I'm not sure about Eastern cultures, but it seems to me that here in the West, people tend to look at children as inferior and thus shoot down anything they have to say while labeling it imagination. I also think that due to this "children are inferior" attitude, if a child begins to talk about something the parent/guardian/adult does not understand themselves, it's going to make the adult in the situation feel inferior. And since they view the child as less than themselves, feeling inferior is going to cause them to react badly.


I've had this situation come up multiple times with my own grandparents regarding my career exploration choices and what I want to go to college for. They make a point of saying "something realistic besides all this physics stuff". Everything I have my sights set on is physics of some sort.


I also think the persistence of instilling x religion in the child by some parents, may play a part in this. I want to say I was brought up being bombarded with such influence, but considering my family's belief system never made any sense to me, I can't really apply that to myself.
 
"something realistic besides all this physics stuff".
I'm sorry. This just made iced tea come out my nose. Doesn't physics deal with, well, pretty much the physical world, in other words reality? LMAO
 
Kristopher said:
reincarnation is accepted?
I think the best theory is that many children do indeed talk about reincarnation all over the world. But due to a lot of places not accepting it, or even giving it any thought, the parents may simply ignore the children. There are many theories that could explain this so I would like to see what you think?
Well, a good example is my own family. My mom was raised in a family that do NOT believe in reincarnation, and though she had several memories as a child of her PL's she was told she was being 'silly' or outright lying. She however raised me and my brother in a home that was open to the idea of reincarnation, we both had dozens of memories as a children, and I still get them every once and while to this day.


We both agree that when a child is not told they are being silly they believe in themselves more, which in turn makes it easier for those memories to surface - let alone be noticed, heard or remembered later. :thumbsup:
 
Shiftkitty said:
I'm sorry. This just made iced tea come out my nose. Doesn't physics deal with, well, pretty much the physical world, in other words reality? LMAO
LMAO


That's what I was thinking and what I wanted to say, but it'd be easier to argue with a brick wall.


And then they wonder why I settle for arguing with myself rather than a physical entity within my immediate vicinity : angel


I do agree Lady2 that if you raise kids with an open mind and don't dismiss it as imagination or lying, they are going to believe in themselves more and remember more. And also be more likely to share more.
 
I too think it's because the parents are more receptive and don't brush it off as imagination/fantasy.

Mammatus said:
I do agree Lady2 that if you raise kids with an open mind and don't dismiss it as imagination or lying, they are going to believe in themselves more and remember more.
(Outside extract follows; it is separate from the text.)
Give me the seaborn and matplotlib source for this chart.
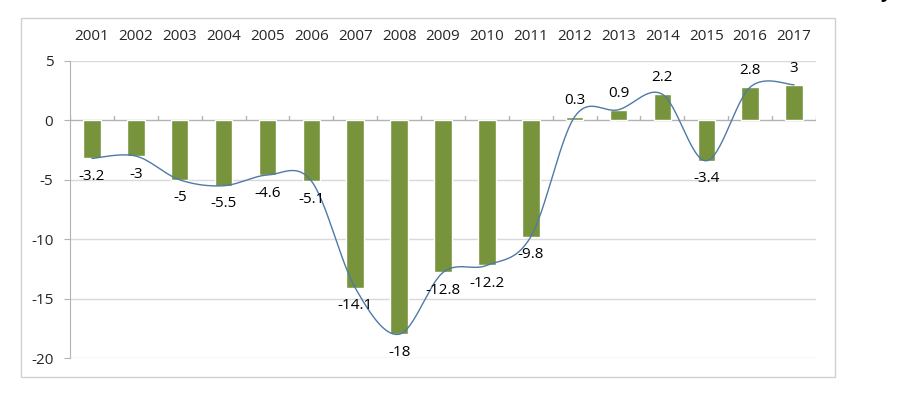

And also be more likely to share more.
That's a very good point, and one I wish I'd have been aware of when my son was younger. I wish I would have paid attention to the things that he said more and not brushed it off as childhood imagination or just being cute.


It could have been his imagination, or so much more, but at this point I don't think I will know, as another effect of my not being more aware when he was younger, is that now as he's in his teen years, he cannot be bothered with such 'nonsense' as he puts it. When he scoffs at my PL books and belief in reincarnation, I wish all the more I'd have handled that differently.